Indians in China facing twin challenges of Covid-19, border aggression: Indian envoy
Assuring the Indian diaspora of help, Misri said even the government of China itself is deploying different policies in order to respond to the evolving pandemic situation and that “We have to adjust ourselves to those policies and do the best for our citizens”.
Indians both in the country and in China are facing the twin challenges of a pandemic and aggression at the border, India’s ambassador to China Vikram Misri said on Saturday, adding that citizens have to be united to face the challenge.
Addressing a gathering of Indians at India House on a muggy Beijing morning to mark India’s 74th Indepence Day, Misri said: “As… you just heard from the President’s (President Ram Nath Kovind’ Independence Day eve) address, 2020 has been a very unusual year, including for us here in China. We here, and people in India, of course, have had to face up to the twin challenges of Covid-19 as well as aggression on our borders.”

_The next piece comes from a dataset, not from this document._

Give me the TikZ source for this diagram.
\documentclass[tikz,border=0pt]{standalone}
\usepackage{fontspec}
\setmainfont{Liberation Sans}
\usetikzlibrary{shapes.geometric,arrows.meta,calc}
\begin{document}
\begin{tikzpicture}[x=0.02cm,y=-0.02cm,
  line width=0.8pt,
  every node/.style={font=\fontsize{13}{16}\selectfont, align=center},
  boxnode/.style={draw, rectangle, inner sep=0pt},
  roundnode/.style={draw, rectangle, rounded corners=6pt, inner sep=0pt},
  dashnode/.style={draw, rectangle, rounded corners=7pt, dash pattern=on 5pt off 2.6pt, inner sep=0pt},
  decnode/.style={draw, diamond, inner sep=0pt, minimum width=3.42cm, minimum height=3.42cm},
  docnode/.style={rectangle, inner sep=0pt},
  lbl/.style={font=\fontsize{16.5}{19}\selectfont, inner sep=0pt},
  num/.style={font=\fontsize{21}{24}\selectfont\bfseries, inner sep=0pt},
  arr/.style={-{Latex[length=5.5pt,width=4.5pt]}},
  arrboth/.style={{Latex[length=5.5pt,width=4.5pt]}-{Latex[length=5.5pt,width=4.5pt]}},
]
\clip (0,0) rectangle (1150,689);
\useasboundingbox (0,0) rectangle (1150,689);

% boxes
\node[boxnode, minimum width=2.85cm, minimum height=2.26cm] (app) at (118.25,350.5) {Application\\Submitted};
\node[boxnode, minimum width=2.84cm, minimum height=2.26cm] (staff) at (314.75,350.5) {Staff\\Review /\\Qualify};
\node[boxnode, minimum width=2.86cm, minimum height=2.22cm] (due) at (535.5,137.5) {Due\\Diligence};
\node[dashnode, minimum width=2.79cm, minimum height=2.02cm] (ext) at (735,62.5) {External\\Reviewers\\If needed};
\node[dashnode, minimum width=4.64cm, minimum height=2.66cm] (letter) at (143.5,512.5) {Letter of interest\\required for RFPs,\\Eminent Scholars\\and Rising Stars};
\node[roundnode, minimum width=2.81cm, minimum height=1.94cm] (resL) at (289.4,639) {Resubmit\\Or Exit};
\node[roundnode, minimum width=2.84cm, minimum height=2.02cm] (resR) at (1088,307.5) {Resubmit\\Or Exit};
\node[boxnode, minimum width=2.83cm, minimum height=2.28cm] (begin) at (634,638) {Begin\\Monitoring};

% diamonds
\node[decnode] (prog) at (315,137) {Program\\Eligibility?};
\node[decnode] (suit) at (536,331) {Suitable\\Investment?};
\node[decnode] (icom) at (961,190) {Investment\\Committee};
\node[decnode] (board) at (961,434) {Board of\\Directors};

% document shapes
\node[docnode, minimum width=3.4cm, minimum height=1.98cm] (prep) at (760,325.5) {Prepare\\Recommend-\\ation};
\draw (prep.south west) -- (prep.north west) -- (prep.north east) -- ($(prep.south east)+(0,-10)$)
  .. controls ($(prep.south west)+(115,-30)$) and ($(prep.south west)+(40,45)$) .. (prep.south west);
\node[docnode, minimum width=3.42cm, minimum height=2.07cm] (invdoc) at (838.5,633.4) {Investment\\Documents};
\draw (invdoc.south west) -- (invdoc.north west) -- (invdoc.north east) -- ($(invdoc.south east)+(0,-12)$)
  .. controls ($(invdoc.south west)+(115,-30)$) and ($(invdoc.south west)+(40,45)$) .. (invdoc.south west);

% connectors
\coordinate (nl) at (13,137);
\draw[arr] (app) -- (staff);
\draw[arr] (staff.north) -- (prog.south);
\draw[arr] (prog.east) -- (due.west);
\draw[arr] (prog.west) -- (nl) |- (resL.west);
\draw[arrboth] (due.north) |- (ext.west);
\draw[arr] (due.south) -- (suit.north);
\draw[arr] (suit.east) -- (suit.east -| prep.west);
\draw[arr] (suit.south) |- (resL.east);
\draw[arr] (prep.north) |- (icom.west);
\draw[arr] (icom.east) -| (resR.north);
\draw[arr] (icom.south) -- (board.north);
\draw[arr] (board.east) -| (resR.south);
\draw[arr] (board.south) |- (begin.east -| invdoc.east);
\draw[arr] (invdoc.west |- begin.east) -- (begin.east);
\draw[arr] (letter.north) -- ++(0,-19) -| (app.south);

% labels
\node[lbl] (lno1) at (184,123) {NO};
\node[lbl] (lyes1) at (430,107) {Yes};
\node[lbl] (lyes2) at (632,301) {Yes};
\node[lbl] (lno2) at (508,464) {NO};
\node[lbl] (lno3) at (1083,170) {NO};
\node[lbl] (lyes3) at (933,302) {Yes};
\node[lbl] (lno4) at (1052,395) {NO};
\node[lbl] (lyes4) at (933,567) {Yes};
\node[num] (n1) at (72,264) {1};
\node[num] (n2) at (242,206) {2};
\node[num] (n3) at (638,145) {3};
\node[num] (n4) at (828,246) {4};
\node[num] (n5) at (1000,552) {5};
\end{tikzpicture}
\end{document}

Referring to the twin challenges, Misri said facing up to them would require both effort and sacrifices.
As India’s ambassador to China, Misri has been at the centre of India’s efforts to keep channels of communication open on the boundary question in the opaque corridors of power in the Chinese capital.
Besides reaching out to other embassies and diplomats stationed in Beijing on New Delhi’s position on the border, Misri held two meetings this week with a senior functionary of the Communist Party of China (CPC) and senior officer of the Central Military Commission (CMC), which administers the Chinese armed forces.
Misri’s meeting with Maj Gen Ci Guowei, director of CMC’s office of international military cooperation on Friday, came two days after the envoy met Liu Jianchao, deputy director of the CPC central committee’s foreign affairs commission.
The meetings are part of India’s outreach to the Chinese leadership to resolve the standoff.
In context of the Covid-19 outbreak in China, the Indian embassy, and Misri, have also coordinated evacuation flights in February, which flew back hundreds of Indians working and studying in China from Wuhan, the first epicentre of the pandemic from where the infection emerged late last year.
“You are in China, things have changed, also, in imperceptible ways, and I am sure in certain cases, this change is impacting upon many of you in daily life,” Misri told the Indian diaspora in context of the Covid-19 outbreak.
Assuring the Indian diaspora of help, Misri said even the government of China itself is deploying different policies in order to respond to the evolving pandemic situation and that “We have to adjust ourselves to those policies and do the best for our citizens”.